Já no século 16, Ronda, lá no alto e de difícil acesso, era vista como um ótimo lugar para se esconder. Assim, virou ponto de encontro de uma legião de bandoleiros (bandidos errantes com um quê romântico). As lendas dos bandoleiros atraíram escritores. E as histórias dos escritores atraíram turistas. Bandoleiros, escritores e turistas também chegaram por conta da "cultura
taurina".

Ronda é considerada um dos berços da tauromaquia moderna (quando a disputa "vertical", homem em cima do cavalo e touro no chão, passa a ser "horizontal" –com o toureiro também no chão, olho no olho com o bicho). E tem uma das praças de touros mais antigas da Espanha, de 1785. É lá que acontece, em setembro, a Corrida Goyesca, em que os toureiros vestem trajes inspirados nas pinturas de Goya.

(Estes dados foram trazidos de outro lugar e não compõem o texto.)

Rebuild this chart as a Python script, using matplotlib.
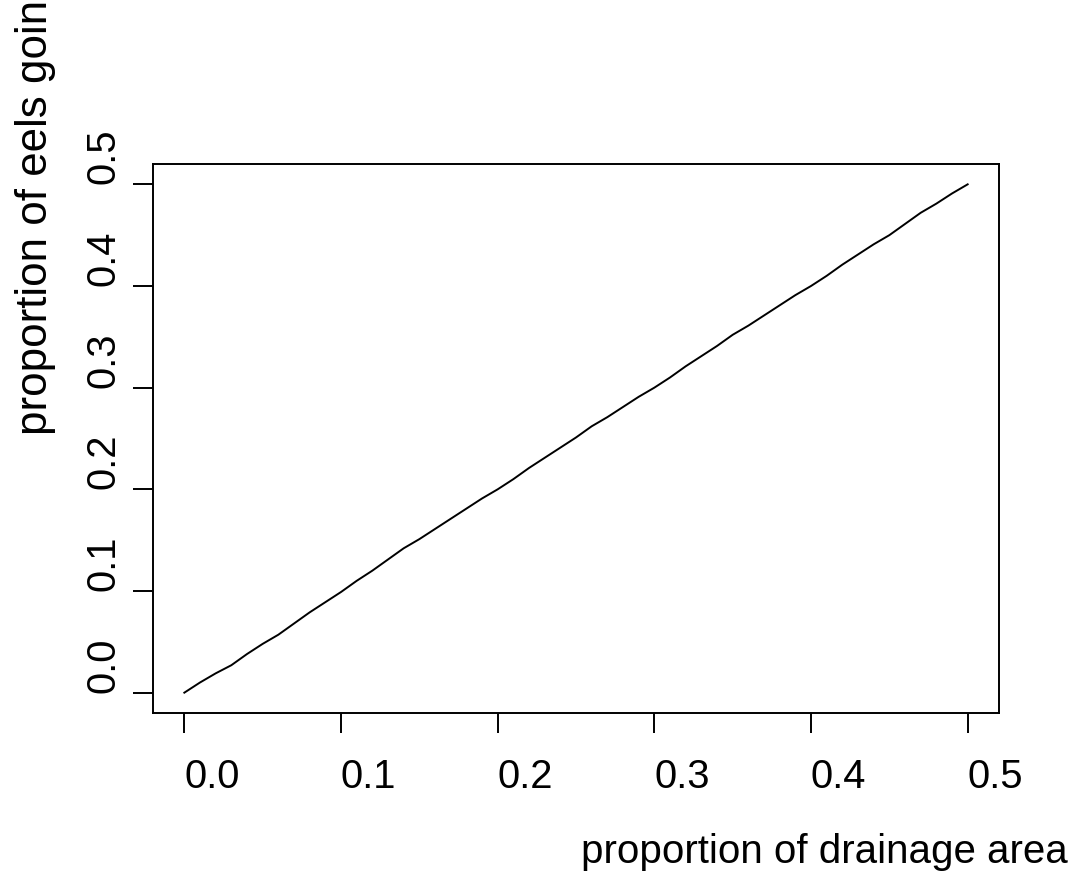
import matplotlib
matplotlib.use("Agg")
import matplotlib.pyplot as plt

# proportion of drainage area vs proportion of eels going
drainage = [0.00, 0.01, 0.02, 0.03, 0.04, 0.05, 0.06, 0.07, 0.08, 0.09,
            0.10, 0.11, 0.12, 0.13, 0.14, 0.15, 0.16, 0.17, 0.18, 0.19,
            0.20, 0.21, 0.22, 0.23, 0.24, 0.25, 0.26, 0.27, 0.28, 0.29,
            0.30, 0.31, 0.32, 0.33, 0.34, 0.35, 0.36, 0.37, 0.38, 0.39,
            0.40, 0.41, 0.42, 0.43, 0.44, 0.45, 0.46, 0.47, 0.48, 0.49,
            0.50]
eels = [0.000, 0.010, 0.019, 0.027, 0.038, 0.048, 0.057, 0.068, 0.079, 0.089,
        0.099, 0.110, 0.120, 0.131, 0.142, 0.151, 0.161, 0.171, 0.181, 0.191,
        0.200, 0.210, 0.221, 0.231, 0.241, 0.251, 0.262, 0.271, 0.281, 0.291,
        0.300, 0.310, 0.321, 0.331, 0.341, 0.352, 0.361, 0.371, 0.381, 0.391,
        0.400, 0.410, 0.421, 0.431, 0.441, 0.450, 0.461, 0.472, 0.481, 0.491,
        0.500]
ticks = [0.0, 0.1, 0.2, 0.3, 0.4, 0.5]
tick_labels = ["0.0", "0.1", "0.2", "0.3", "0.4", "0.5"]

plt.rcParams['font.family'] = ['Liberation Sans', 'DejaVu Sans']
fs = 28.8

W, H = 1074, 875
fig = plt.figure(figsize=(W / 100, H / 100), dpi=100)
# box in pixels: left 153, right 999, top 164, bottom 713
ax = fig.add_axes([153 / W, (H - 713) / H, (999 - 153) / W, (713 - 164) / H])

ax.plot(drainage, eels, color='black', linewidth=1.4)

ax.set_xlim(-0.02, 0.52)
ax.set_ylim(-0.02, 0.52)

# labels start at the tick (as in the original), not centred on it
ax.set_xticks(ticks)
ax.set_xticklabels(tick_labels, fontsize=fs, ha='left')
ax.set_yticks(ticks)
ax.set_yticklabels(tick_labels, fontsize=fs, rotation=90,
                   rotation_mode='anchor', ha='left', va='baseline')

for s in ax.spines.values():
	s.set_linewidth(1.4)

ax.tick_params(axis='x', length=14.4, width=1.4, pad=18, direction='out')
ax.tick_params(axis='y', length=14.4, width=1.4, pad=13.5, direction='out')

fig.text(581 / W, (H - 863) / H, "proportion of drainage area",
         fontsize=29, ha='left', va='baseline')
# label runs off the top edge, as in the original
fig.text(47 / W, (H - 435) / H, "proportion of eels going to",
         fontsize=31.6, rotation=90, ha='left', va='baseline',
         rotation_mode='anchor')

plt.savefig("out.png", dpi=100)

Michelle Obama e a filha Sasha visitaram Ronda e conheceram a arena há alguns anos. Foi também lá que Madonna gravou o clipe de "Take a Bow", em 1994. Mas o turista das touradas mais ilustre foi o escritor americano Ernest Hemingway (1899-1961).

Apaixonado pelo tema, o autor de "O Velho e o Mar" chegou à cidade por conta do toureador Cayetano Ordóñez (1904-1961), pai do Antonio da finca lá do início. Assim como Orson Welles, Hemingway virou amigo da família de toureiros, e era chamado por Antonio de "papá Ernesto".

TOURADAS LITERÁRIAS

E papá Ernesto usou a cidade como inspiração para seus livros "Por Quem os Sinos Dobram" e "Death in the Afternoon", dedicado às touradas. Em troca da publicidade, Ronda deu a um de seus caminhos mais bonitos, com vista para o desfiladeiro, o nome de "Paseo de E. Hemingway". Sobre Ronda, o autor escreveu: "É para onde você deve ir se um dia for à Espanha em lua de mel ou se você se enganchar com alguém. A cidade inteira e tudo que você conseguir avistar é um cenário romântico".

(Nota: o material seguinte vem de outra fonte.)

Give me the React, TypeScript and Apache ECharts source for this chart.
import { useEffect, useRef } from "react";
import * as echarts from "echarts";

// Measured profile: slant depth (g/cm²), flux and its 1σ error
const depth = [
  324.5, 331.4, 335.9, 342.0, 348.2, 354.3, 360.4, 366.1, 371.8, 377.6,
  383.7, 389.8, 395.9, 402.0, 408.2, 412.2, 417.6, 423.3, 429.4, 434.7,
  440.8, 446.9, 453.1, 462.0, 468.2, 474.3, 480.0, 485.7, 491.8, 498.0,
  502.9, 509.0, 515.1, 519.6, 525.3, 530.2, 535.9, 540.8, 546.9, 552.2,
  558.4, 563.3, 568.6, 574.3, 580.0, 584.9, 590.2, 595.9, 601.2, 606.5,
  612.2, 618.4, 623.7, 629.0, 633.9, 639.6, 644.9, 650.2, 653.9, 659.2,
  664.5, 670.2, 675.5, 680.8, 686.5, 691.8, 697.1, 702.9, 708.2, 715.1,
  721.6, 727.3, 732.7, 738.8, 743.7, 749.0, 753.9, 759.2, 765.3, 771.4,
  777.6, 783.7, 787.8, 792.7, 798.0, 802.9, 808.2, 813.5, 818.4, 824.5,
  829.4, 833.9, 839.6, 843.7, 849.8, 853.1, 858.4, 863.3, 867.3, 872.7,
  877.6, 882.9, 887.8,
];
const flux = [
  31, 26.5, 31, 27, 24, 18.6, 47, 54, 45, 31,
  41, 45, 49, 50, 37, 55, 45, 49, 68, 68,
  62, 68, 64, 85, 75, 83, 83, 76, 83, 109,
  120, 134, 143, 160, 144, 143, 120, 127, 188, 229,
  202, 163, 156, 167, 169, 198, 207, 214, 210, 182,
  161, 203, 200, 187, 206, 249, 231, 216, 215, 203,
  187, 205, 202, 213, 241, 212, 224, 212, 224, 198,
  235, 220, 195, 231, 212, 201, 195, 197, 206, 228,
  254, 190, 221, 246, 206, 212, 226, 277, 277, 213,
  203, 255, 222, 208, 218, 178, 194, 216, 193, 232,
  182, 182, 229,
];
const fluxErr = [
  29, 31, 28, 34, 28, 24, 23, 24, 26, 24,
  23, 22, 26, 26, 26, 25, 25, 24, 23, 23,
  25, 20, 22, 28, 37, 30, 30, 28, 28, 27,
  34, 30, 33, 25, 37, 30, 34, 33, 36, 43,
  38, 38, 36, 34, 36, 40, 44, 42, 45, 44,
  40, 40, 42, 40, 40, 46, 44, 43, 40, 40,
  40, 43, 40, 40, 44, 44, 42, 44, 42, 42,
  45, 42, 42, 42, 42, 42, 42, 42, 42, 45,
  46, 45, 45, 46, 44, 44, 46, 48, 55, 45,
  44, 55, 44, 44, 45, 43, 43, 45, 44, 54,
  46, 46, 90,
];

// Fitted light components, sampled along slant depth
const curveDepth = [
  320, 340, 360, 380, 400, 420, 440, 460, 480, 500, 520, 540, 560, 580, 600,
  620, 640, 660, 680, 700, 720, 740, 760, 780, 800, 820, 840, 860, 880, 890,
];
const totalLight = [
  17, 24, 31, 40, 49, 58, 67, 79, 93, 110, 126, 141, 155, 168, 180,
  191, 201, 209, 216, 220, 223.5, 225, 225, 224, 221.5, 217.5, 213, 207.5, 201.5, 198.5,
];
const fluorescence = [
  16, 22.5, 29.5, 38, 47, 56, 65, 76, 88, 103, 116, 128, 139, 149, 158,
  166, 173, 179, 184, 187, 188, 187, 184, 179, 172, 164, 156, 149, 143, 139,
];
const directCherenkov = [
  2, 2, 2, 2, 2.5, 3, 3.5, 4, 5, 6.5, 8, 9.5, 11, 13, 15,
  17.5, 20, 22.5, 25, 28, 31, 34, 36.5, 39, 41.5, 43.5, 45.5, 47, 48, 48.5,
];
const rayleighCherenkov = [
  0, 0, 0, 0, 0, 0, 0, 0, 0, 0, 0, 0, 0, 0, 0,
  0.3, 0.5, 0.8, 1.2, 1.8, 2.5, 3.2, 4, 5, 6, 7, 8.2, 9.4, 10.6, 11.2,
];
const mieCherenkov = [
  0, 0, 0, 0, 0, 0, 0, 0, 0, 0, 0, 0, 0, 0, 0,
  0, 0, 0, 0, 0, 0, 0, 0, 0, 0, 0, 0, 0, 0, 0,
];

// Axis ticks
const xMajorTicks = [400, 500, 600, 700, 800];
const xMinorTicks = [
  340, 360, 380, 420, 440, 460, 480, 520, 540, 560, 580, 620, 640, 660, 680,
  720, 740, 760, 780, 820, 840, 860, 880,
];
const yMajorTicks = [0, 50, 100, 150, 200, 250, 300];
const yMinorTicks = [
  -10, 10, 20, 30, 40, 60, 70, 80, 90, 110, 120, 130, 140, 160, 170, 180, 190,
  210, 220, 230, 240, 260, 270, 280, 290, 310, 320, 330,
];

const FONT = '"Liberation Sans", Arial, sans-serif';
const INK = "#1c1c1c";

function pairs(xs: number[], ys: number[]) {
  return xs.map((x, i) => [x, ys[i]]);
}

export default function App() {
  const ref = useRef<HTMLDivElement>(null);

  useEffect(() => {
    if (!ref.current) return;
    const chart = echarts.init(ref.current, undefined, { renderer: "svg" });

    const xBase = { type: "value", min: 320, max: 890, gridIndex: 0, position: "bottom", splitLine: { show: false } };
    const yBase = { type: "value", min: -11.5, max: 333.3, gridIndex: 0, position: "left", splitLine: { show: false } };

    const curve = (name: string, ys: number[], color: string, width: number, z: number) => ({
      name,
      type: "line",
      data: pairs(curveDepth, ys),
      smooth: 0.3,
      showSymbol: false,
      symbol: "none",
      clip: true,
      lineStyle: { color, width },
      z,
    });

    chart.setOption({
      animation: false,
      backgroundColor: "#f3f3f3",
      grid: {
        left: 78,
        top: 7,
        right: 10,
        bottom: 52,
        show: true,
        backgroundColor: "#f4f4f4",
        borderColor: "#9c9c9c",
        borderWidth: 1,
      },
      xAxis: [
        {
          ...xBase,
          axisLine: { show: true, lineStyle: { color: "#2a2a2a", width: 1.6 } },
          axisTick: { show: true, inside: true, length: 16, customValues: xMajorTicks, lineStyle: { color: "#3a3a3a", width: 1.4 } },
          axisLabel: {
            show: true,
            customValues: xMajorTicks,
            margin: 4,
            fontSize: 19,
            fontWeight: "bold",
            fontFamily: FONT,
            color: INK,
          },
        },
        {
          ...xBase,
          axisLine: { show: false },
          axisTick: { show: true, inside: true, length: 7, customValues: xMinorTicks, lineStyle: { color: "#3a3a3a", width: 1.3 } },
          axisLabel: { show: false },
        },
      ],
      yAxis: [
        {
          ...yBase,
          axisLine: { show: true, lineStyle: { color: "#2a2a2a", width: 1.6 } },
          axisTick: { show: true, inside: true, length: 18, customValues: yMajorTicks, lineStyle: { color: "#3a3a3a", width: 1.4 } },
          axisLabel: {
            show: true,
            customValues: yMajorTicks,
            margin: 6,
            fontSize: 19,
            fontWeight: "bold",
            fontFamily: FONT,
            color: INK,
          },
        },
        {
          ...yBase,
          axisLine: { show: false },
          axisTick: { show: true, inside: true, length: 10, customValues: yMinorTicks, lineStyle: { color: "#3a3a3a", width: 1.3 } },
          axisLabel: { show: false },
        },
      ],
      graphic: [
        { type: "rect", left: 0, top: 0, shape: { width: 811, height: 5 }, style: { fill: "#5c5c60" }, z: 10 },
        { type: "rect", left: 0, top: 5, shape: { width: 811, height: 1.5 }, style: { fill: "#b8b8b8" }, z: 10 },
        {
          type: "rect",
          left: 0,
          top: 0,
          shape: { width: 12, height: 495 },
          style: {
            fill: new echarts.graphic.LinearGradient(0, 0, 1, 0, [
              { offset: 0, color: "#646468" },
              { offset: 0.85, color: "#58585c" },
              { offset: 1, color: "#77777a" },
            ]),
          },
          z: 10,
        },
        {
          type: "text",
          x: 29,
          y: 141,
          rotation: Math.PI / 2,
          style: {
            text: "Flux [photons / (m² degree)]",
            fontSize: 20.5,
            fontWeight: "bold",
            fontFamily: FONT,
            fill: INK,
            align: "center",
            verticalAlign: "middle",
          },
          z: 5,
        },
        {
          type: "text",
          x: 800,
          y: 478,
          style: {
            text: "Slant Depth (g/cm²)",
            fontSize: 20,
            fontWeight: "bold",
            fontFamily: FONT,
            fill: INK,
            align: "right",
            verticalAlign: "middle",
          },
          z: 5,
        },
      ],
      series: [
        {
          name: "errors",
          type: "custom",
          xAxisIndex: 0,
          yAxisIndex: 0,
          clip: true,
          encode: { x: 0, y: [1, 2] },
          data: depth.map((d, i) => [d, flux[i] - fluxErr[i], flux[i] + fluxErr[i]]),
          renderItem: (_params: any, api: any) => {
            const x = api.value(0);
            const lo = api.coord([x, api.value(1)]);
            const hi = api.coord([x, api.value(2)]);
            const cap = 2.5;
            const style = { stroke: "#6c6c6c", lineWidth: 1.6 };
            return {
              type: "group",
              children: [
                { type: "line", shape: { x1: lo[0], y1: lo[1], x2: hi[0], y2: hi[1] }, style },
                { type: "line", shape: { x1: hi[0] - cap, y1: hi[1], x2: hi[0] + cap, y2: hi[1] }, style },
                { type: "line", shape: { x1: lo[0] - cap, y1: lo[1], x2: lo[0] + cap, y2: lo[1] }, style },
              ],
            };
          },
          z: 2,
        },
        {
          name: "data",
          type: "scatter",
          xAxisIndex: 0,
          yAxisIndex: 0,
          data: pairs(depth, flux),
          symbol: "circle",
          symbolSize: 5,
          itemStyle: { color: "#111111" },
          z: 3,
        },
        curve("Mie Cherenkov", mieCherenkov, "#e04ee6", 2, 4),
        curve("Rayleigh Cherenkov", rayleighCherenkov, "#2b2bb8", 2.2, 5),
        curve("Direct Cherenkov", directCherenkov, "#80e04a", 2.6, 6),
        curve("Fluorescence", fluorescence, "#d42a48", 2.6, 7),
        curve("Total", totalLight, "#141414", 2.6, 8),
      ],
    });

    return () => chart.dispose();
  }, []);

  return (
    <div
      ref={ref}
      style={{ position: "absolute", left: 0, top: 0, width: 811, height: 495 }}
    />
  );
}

Se Hemingway não é bem um ícone do romantismo, usemos outro escritor para justificar os encantos de Ronda. "Tenho procurado em todos os lugares pela cidade dos meus sonhos e finalmente encontrei-a em Ronda. O espetáculo desta cidade... separada pelo estreito, profundo desfiladeiro do rio, corresponde à imagem daquela cidade revelada em meus sonhos", escreveu o poeta austríaco Rainer Maria Rilke (1875-1926).

Rilke morou e escreveu em Ronda por alguns meses, entre 1912 e 1913, no hotel Reina Victoria. O quarto dele era mantido como um minimuseu rilkeano até que, um ano atrás, o hotel se modernizou. Diz o gerente que muitos hóspedes ainda pedem para ficar no quarto do poeta (o 208), mas dele pouco restou além da linda vista. As sobras de Rilke descansam num cantinho do lobby, atrás de um vidro –uma mesa, uma cadeira e uma estante (com livros decorativos, que não eram dele).

Mas, se o poeta deixou pouco mais que uma mesa como recordação, Ronda deu um jeito de fincar o visitante ilustre por ali. Pois se chama Rilke a imobiliária mais famosa da cidade, que vende e aluga casas, apartamentos e fincas –com ou sem poço.